After 1797, he worked as a sculptor in Neustrelitz, the royal capital of Mecklenburg-Strelitz. In 1809, he married Maria Christiane Wilhelmine Siemers, daughter of the Chief Forester. They had four children, one of whom, Albert, also became a sculptor.

In 1811, his death mask of Queen Louise was used by his friend, Christian Daniel Rauch, to create the Queen's grave monument.

At that time, his occupation was "construction manager". After 1816, he was a Master Builder; then the official Court Builder.

He was a Freemason and a co-founder of the St. Johannis Lodge, "Zum Friedensbunde" (peace alliance) in Neubrandenburg. He died while working in Berlin, and was succeeded as Court Builder by Friedrich Wilhelm Buttel.

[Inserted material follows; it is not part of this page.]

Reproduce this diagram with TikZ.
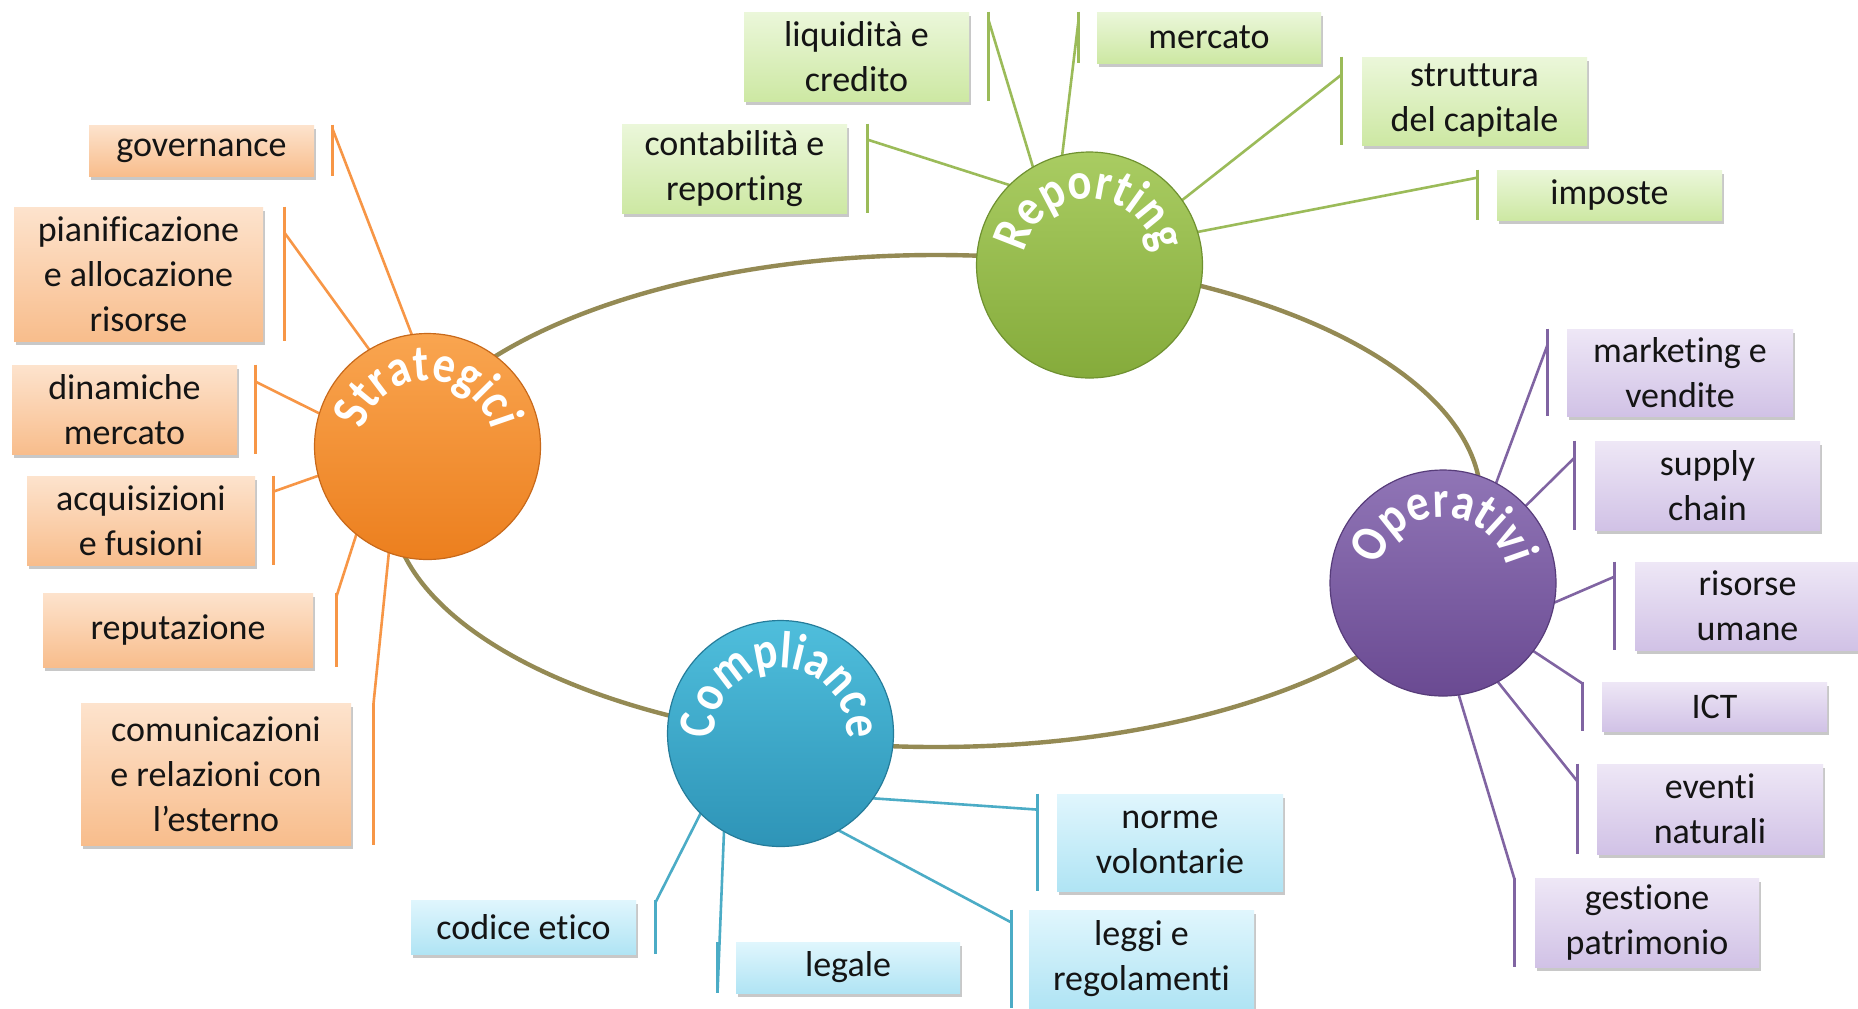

In the 1820s, his designs were used to rebuild the Palais Neubrandenburg.

== Sources ==
- "Wolff, Christian Philipp". In: Hans Vollmer (Ed.): Allgemeines Lexikon der Bildenden Künstler von der Antike bis zur Gegenwart. Vol.36: Wilhelmy–Zyzywi. E. A. Seemann, Leipzig 1947, pg.193.
- Konrad Hustaedt: "Christian Philipp Wolff. Ein Mecklenburg-Strelitzer Hofbaumeister und Bildhauer". In: Mecklenburg-Strelitzer Heimatblätter. #7, 1931, Vol.4, pp.53–58.
- Sven-Hinrich Siemers: "Der Mecklenburg-Strelitzer Hofbaumeister Wolff. Ein vergessener Waldecker Bildhauer". In: Geschichtsblätter für Waldeck. Vol.97, 2009, pp.102–111.